For the purpose of determining weekly payment compensation, any JobKeeper payment made to a worker who has current work capacity may be considered earnings for the purposes of determining the weekly payment of compensation to which the worker is entitled. If a worker has no current work capacity, they will not be entitled to receive the JobKeeper payment.
Some employers may no longer be able to provide suitable work to their workers due to the impact of the pandemic. If this is the case, the worker may still receive the JobKeeper payment.
Circumstances from one fortnight to the next may change. Insurers should actively communicate with workers and their employers to stay informed about a worker’s eligibility for the JobKeeper payment in the context of their current work capacity. Weekly payments of compensation will need to be continually adjusted as a worker’s capacity changes while they remain in receipt of the JobKeeper payment.
Treatment and support
Workers may be able to access treatment or other supports using recently expanded telehealth services. It is important that workers are kept informed about what options may be available to them in the current environment.
Recovery at work support and SIRA funded programs
Access and support from workplace rehabilitation services can occur within the limitations of physical distancing. These services establish return to work as the focus and return to work goals are translated and tailored to the worker. The programs must have the specific goal of keeping the worker:
- engaged in their recovery through the development of a return to work plan
- connected with their employer, where possible, and their community
- work ready, so when they are able to the worker can recover at or return to work.
Research shows that work promotes recovery and reduces the risk of long-term disability and work loss. SIRA has a range of programs that support recovery at work for workers and/or employers.
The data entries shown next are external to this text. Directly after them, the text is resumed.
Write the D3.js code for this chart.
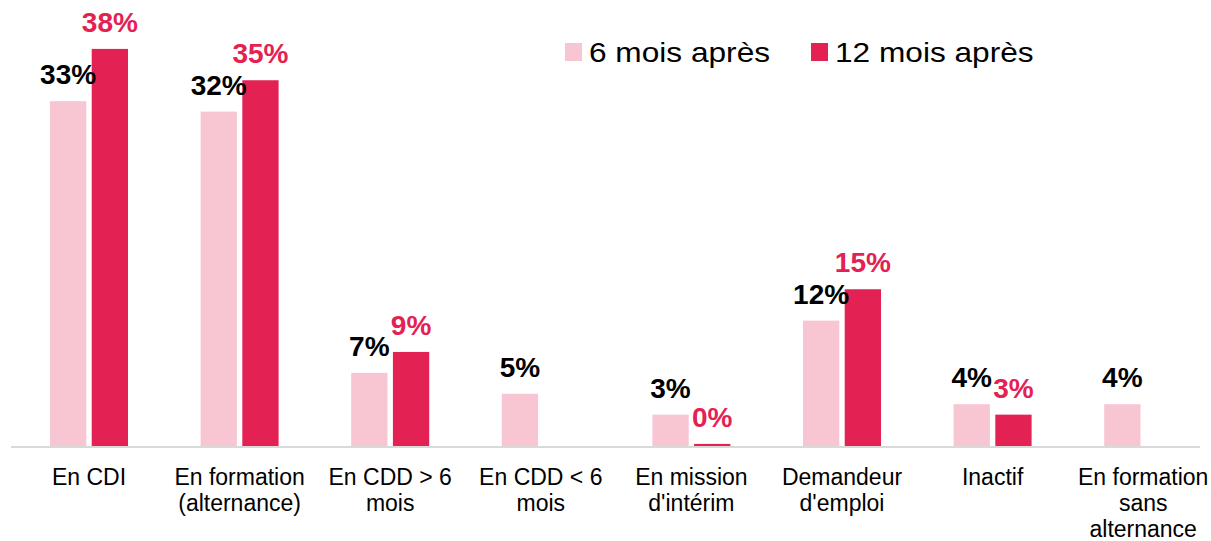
<!DOCTYPE html>
<html>
<head>
<meta charset="utf-8">
<script src="https://cdn.jsdelivr.net/npm/d3@7"></script>
<style>
  html, body { margin: 0; padding: 0; background: #fff; }
  svg { display: block; font-family: "Liberation Sans", Arial, sans-serif; }
</style>
</head>
<body>
<svg id="chart" width="1211" height="541"></svg>
<script>
// Situation des jeunes 6 et 12 mois après la sortie
const categories = [
  ["En CDI"],
  ["En formation", "(alternance)"],
  ["En CDD > 6", "mois"],
  ["En CDD < 6", "mois"],
  ["En mission", "d'intérim"],
  ["Demandeur", "d'emploi"],
  ["Inactif"],
  ["En formation", "sans", "alternance"]
];
const seriesNames = ["6 mois après", "12 mois après"];
const sixMonths = [33, 32, 7, 5, 3, 12, 4, 4];
const twelveMonths = [38, 35, 9, null, 0.2, 15, 3, null];

const colors = ["#F7C6D2", "#E42153"];
const labelColors = ["#000000", "#E42153"];

const svg = d3.select("#chart");
const baseY = 446;

const x = d3.scaleBand()
  .domain(d3.range(categories.length))
  .range([13.7, 1218.5]);

const y = d3.scaleLinear()
  .domain([0, 40])
  .range([baseY, baseY - 418]);

const inner = d3.scaleBand()
  .domain([0, 1])
  .range([-39, 39])
  .paddingInner(0.13);

const rows = [];
[sixMonths, twelveMonths].forEach((vals, s) => {
  vals.forEach((v, i) => {
    if (v !== null) rows.push({ s, i, v });
  });
});

const cx = i => x(i) + x.bandwidth() / 2;

// Bars
svg.append("g").selectAll("rect")
  .data(rows)
  .join("rect")
  .attr("x", d => cx(d.i) + inner(d.s))
  .attr("width", inner.bandwidth())
  .attr("y", d => y(d.v))
  .attr("height", d => baseY - y(d.v))
  .attr("fill", d => colors[d.s]);

// Value labels
svg.append("g").selectAll("text")
  .data(rows)
  .join("text")
  .attr("x", d => cx(d.i) + inner(d.s) + inner.bandwidth() / 2)
  .attr("y", d => y(d.v) - 17)
  .attr("text-anchor", "middle")
  .attr("font-size", 28)
  .attr("font-weight", "bold")
  .attr("fill", d => labelColors[d.s])
  .text(d => Math.round(d.v) + "%");

// Category axis line
svg.append("line")
  .attr("x1", 11).attr("x2", 1200)
  .attr("y1", baseY + 1).attr("y2", baseY + 1)
  .attr("stroke", "#D9D9D9")
  .attr("stroke-width", 2);

// Category labels
const catG = svg.append("g").selectAll("text")
  .data(categories)
  .join("text")
  .attr("x", (d, i) => cx(i))
  .attr("y", 485)
  .attr("text-anchor", "middle")
  .attr("font-size", 23)
  .attr("fill", "#000");
catG.selectAll("tspan")
  .data(d => d)
  .join("tspan")
  .attr("x", function () { return d3.select(this.parentNode).attr("x"); })
  .attr("dy", (d, k) => k === 0 ? 0 : 26)
  .text(d => d);

// Legend
const legendX = [565, 811];
const legend = svg.append("g").selectAll("g")
  .data(seriesNames)
  .join("g")
  .attr("transform", (d, i) => `translate(${legendX[i]},43)`);
legend.append("rect")
  .attr("width", 17).attr("height", 18)
  .attr("fill", (d, i) => colors[i]);
legend.append("text")
  .attr("transform", "translate(24,18.7) scale(1.13,1)")
  .attr("font-size", 28)
  .attr("fill", "#000")
  .text(d => d);
</script>
</body>
</html>
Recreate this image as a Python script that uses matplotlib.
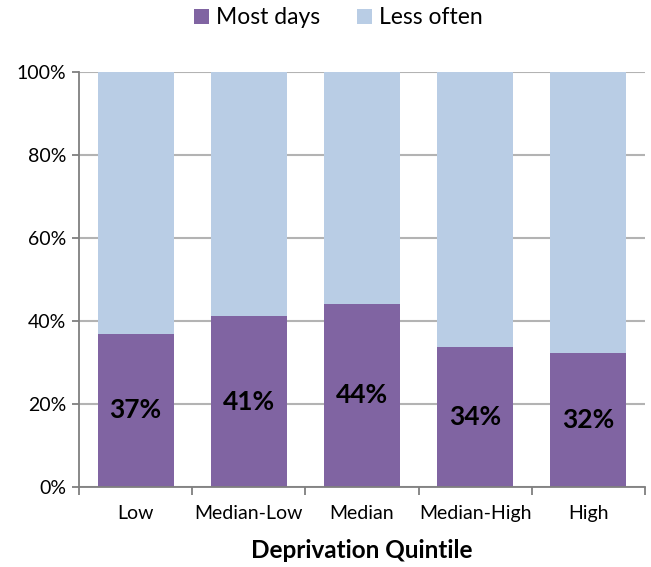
import matplotlib
matplotlib.use("Agg")
import matplotlib.pyplot as plt
from matplotlib.ticker import FuncFormatter
import numpy as np

categories = ["Low", "Median-Low", "Median", "Median-High", "High"]
most_days = [36.9, 41.1, 44.2, 33.7, 32.3]
less_often = [100 - v for v in most_days]
y_ticks = [0, 20, 40, 60, 80, 100]

plt.rcParams['font.family'] = ['Lato', 'DejaVu Sans']

fig = plt.figure(figsize=(6.51, 5.67), dpi=100)
ax = fig.add_axes([79/651, 1-487/567, 566/651, 415/567])

x = np.arange(len(categories))
purple = "#8064A2"
blue = "#B9CDE5"
ax.set_axisbelow(True)
ax.yaxis.grid(True, color="#B3B3B3", linewidth=1.5)
b1 = ax.bar(x, most_days, width=0.67, color=purple, label="Most days")
b2 = ax.bar(x, less_often, width=0.67, bottom=most_days, color=blue, label="Less often")

for xi, v in zip(x, most_days):
    ax.text(xi, v/2, f"{round(v):d}%", ha="center", va="center", fontsize=19, fontweight="bold", color="black")

ax.set_xlim(-0.5, len(categories) - 0.5)
ax.set_ylim(0, 100)
ax.set_yticks(y_ticks)
ax.yaxis.set_major_formatter(FuncFormatter(lambda v, p: f"{int(v)}%"))
ax.set_xticks(x)
ax.set_xticklabels(categories, fontsize=14)
ax.set_xticks(np.arange(-0.5, len(categories)), minor=True)
ax.tick_params(axis="x", which="major", length=0, pad=13)
ax.tick_params(axis="x", which="minor", length=6, color="#7F7F7F", width=1.3)
ax.tick_params(axis="y", length=5, color="#7F7F7F", width=1.3, labelsize=14, pad=4)
for s in ["top", "right"]:
    ax.spines[s].set_visible(False)
for s in ["left", "bottom"]:
    ax.spines[s].set_color("#7F7F7F")
    ax.spines[s].set_linewidth(1.3)

ax.set_xlabel("Deprivation Quintile", fontsize=17.5, fontweight="bold", labelpad=12)

fig.legend(handles=[b1, b2], loc="center", bbox_to_anchor=(0.52, 1-18/567), ncol=2,
           frameon=False, fontsize=16.5, handlelength=0.65, handleheight=0.65,
           handletextpad=0.3, columnspacing=1.6)

fig.savefig("out.png", dpi=100)
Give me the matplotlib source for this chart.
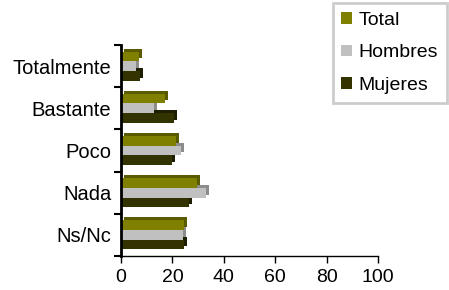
import matplotlib
matplotlib.use('Agg')
import matplotlib.pyplot as plt
import matplotlib.transforms as mtransforms
import numpy as np

plt.rcParams['font.family'] = ['Liberation Sans', 'DejaVu Sans']
plt.rcParams['font.size'] = 14

# Data (categories listed bottom to top)
categories = ['Ns/Nc', 'Nada', 'Poco', 'Bastante', 'Totalmente']
total = [24.5, 29.5, 21.5, 17, 7]
hombres = [24, 33, 23.5, 13, 6]
mujeres = [24.5, 26.5, 20, 20.5, 7.5]

series = ['Total', 'Hombres', 'Mujeres']
colors = ['#808000', '#C0C0C0', '#333300']
side_colors = ['#5a5a00', '#8c8c8c', '#1e1e00']

fig = plt.figure(figsize=(4.49, 2.9), dpi=100)
ax = fig.add_axes([121 / 449, 1 - 256 / 290, 257 / 449, 211 / 290])

y = np.arange(len(categories))
h = 0.23
offsets = [0.23, 0.0, -0.23]
values = [total, hombres, mujeres]

# depth shift for pseudo-3D look
depth = mtransforms.offset_copy(ax.transData, fig=fig, x=3, y=3, units='dots')

# draw bottom bar first so upper bars cover the depth faces
for k in [2, 1, 0]:
    ax.barh(y + offsets[k], values[k], height=h, color=side_colors[k],
            transform=depth, zorder=2 + (2 - k) * 2, linewidth=0)
    ax.barh(y + offsets[k], values[k], height=h, color=colors[k],
            zorder=3 + (2 - k) * 2, linewidth=0, label=series[k])

ax.set_xlim(0, 100)
ax.set_ylim(-0.5, len(categories) - 0.5)
ax.set_xticks([0, 20, 40, 60, 80, 100])
ax.set_yticks(y)
ax.set_yticklabels(categories, fontsize=14.5)
ax.set_yticks(np.arange(-0.5, len(categories), 1), minor=True)
ax.tick_params(axis='y', which='major', length=0, pad=7)
ax.tick_params(axis='y', which='minor', length=5, width=1.5, direction='out')
ax.tick_params(axis='x', length=5, width=1, direction='out', pad=4, labelsize=14)

for s in ['top', 'right']:
    ax.spines[s].set_visible(False)
ax.spines['left'].set_linewidth(2)
ax.spines['bottom'].set_linewidth(1)
ax.spines['left'].set_zorder(20)

handles, labels = ax.get_legend_handles_labels()
order = [labels.index(s) for s in series]
leg = fig.legend([handles[i] for i in order], [labels[i] for i in order],
                 loc='upper right', bbox_to_anchor=(447 / 449, 1 - 3 / 290),
                 fancybox=False, frameon=True, handlelength=0.55, handleheight=0.55,
                 handletextpad=0.35, labelspacing=0.8, borderpad=0.45,
                 borderaxespad=0, fontsize=14)
leg.get_frame().set_edgecolor('#c0c0c0')
leg.get_frame().set_linewidth(2)

fig.savefig('out.png', dpi=100)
The SIRA funded programs do not affect an employer’s premium calculation and have recently been updated to recognise the economic and business impacts of COVID-19. Two new programs, Connect2work and JobCover6, are now also available to assist injured people and employers during this time. It is important that insurers actively consider and utilise the programs that are available to ensure workers are supported and recovery planning is ongoing.
Independent medical examinations
When considering whether it is appropriate to refer a worker for an independent medical examination (IME), SIRA expects that the referrer assesses each matter on a case-by-case basis. In addition to making any necessary procedural modifications as a result of the pandemic, referrers should prioritise matters to determine their appropriateness for referral, considering:
- the urgency of the matter, including any potential impact of delay on the worker
- the method of assessment most appropriate to resolve the matter, including options such as video examination
- how to avoid or minimise any risks to the safety, health, and wellbeing for the worker where an ‘in person’ examination is deemed necessary, and
- in light of the above, whether the examination can be postponed until a later date, also noting any potential impact of a delay on the worker.
Further guidance material for insurers and injured worker legal representatives who are considering making referrals for medicolegal examinations during the current COVID-19 pandemic is available on the SIRA website.